When a casual grad-school girlfriend told him she was pregnant seven years ago and that he was the father, Datcher, by then in his mid-20s and attending UCLA, lost it. He withdrew from friends, school and his girlfriend.
He'd spend whole days in his L.A. apartment numbing his disillusionment and anger with malt liquor and gin. The picket fence was falling down around him.
"It's official now," Datcher writes, reflecting on the day the news really hit him. "My dream is dead. A woman I do not love is having my baby. I'm going to be just like every other (expletive). A stereotype, making black babies out of wedlock. I hate myself."
The baby girl was born in 1994; a blood test in 1995 revealed that Datcher was not the father after all. The news was disconcerting.
But Datcher would have a second chance to fulfill his dream.
He went on to meet and marry a fellow writer, Jenoyne Adams, who has joined him on several tour stops to promote her own first novel, "Resurrecting Mingus."

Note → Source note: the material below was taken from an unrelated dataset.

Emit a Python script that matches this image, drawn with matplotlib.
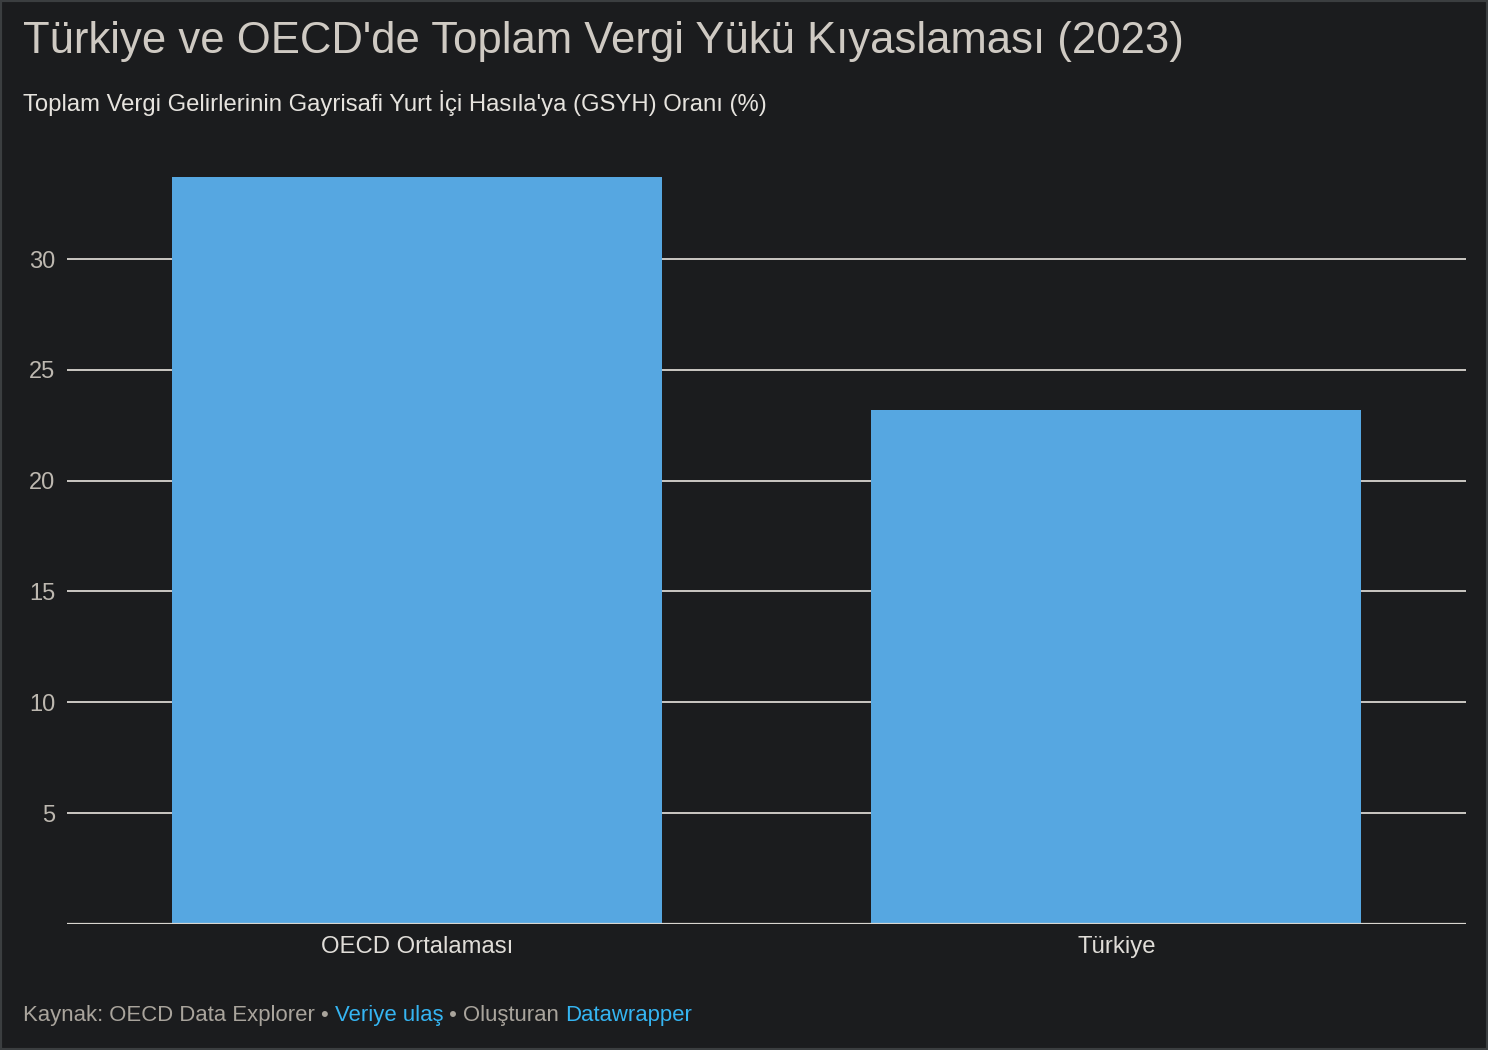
import matplotlib.pyplot as plt

# veriler
kategoriler = ["OECD Ortalaması", "Türkiye"]
degerler = [33.7, 23.2]
y_ticks = [5, 10, 15, 20, 25, 30]

bg = "#1b1c1e"
bar_renk = "#56a7e1"
izgara = "#d9d6d0"
yazi = "#cfcac3"

plt.rcParams['font.family'] = ['Liberation Sans', 'DejaVu Sans']

fig = plt.figure(figsize=(14.88, 10.5), dpi=100, facecolor=bg)
W, H = 1488, 1050

# eksen konumu (piksel)
x0, x1 = 67, 1466
y_alt, y_ust = 923.8, 150
ax = fig.add_axes([x0 / W, 1 - y_alt / H, (x1 - x0) / W, (y_alt - y_ust) / H])
ax.set_facecolor(bg)

ax.set_ylim(0, 34.92)
ax.set_xlim(-0.5, 1.5)

# izgara çizgileri
for t in y_ticks:
    ax.axhline(t, color=izgara, lw=1.3, zorder=1)
ax.axhline(0, color=izgara, lw=1.6, zorder=3)

ax.bar(range(len(kategoriler)), degerler, width=0.7, color=bar_renk, zorder=2)

ax.set_yticks(y_ticks)
ax.set_yticklabels([str(t) for t in y_ticks], color="#bdb8b0", fontsize=17)
ax.tick_params(axis='y', length=0, pad=8.5)
ax.set_xticks(range(len(kategoriler)))
ax.set_xticklabels(kategoriler, color="#e0ddd8", fontsize=17.2)
ax.tick_params(axis='x', length=0, pad=9)
for s in ax.spines.values():
    s.set_visible(False)

# başlıklar
fig.text(23 / W, 1 - 42 / H, "Türkiye ve OECD'de Toplam Vergi Yükü Kıyaslaması (2023)",
         color=yazi, fontsize=31.4, va='center', ha='left')
fig.text(23 / W, 1 - 103 / H, "Toplam Vergi Gelirlerinin Gayrisafi Yurt İçi Hasıla'ya (GSYH) Oranı (%)",
         color="#e6e3de", fontsize=17.2, va='center', ha='left')

# alt bilgi
parcalar = [("Kaynak: OECD Data Explorer • ", "#a9a49c"),
            ("Veriye ulaş", "#35b5f2"),
            (" • Oluşturan ", "#a9a49c"),
            ("Datawrapper", "#35b5f2")]
fig.canvas.draw()
r = fig.canvas.get_renderer()
x = 23
for metin, renk in parcalar:
    t = fig.text(x / W, 1 - 1015 / H, metin, color=renk, fontsize=15.9, va='center', ha='left')
    bb = t.get_window_extent(renderer=r)
    x += bb.width

# çerçeve
fig.patches.append(plt.Rectangle((0, 0), 1, 1, transform=fig.transFigure, fill=False,
                                 edgecolor="#3b3e40", lw=3))

fig.savefig("out.png", facecolor=bg)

Datcher seems to have found his soulmate, someone just as intellectual and opinionated as he.
She is "someone who can deal with me, quite frankly," he jokes.
He has discovered - surprise, surprise - that marriage is hard work.
"Even when I'm exhausted, I have to keep in mind that she has needs, too," he said. "The requirement of personal sacrifice when you're trying to make a marriage work is at a really high level."
Datcher also is nurturing a writers workshop he started in a mostly black section of L.A.
Every Saturday at 7 a.m. when he's at home, Datcher takes a group of three black men from the workshop to the beach. There they hold hands in a circle, pray, read Bible verses aloud and bare their souls.
"People walk by and think we're crazy, you know - four black men with baseball caps and all of that," Datcher said. Datcher says the group allows him to share with black men in a way that he missed out on as a child, when there was no male figure at home.
But is "Raising Fences" only for black men? Datcher says no.
"Although the book is about a black man, so many people of all races have issues with their fathers," he said. And everyone can relate to the dream of a perfect family.
In each city he visits, Datcher holds a more intimate reading and discussion at a local's home, inviting friends and friends of friends. This "Living Room Tour" is an effort to reach people who don't normally attend readings, he said.
When Datcher finishes the tour, he plans to finally build that picket fence from his fantasies. He and Adams recently moved into an "urban cabin" in Windsor Hills, south of L.A., a place that has wood floors and a lawn out front.
"It's almost surreal," Datcher said. "I've dreamed about this for such an incredibly long time. This is the place where the physical meets the symbolic."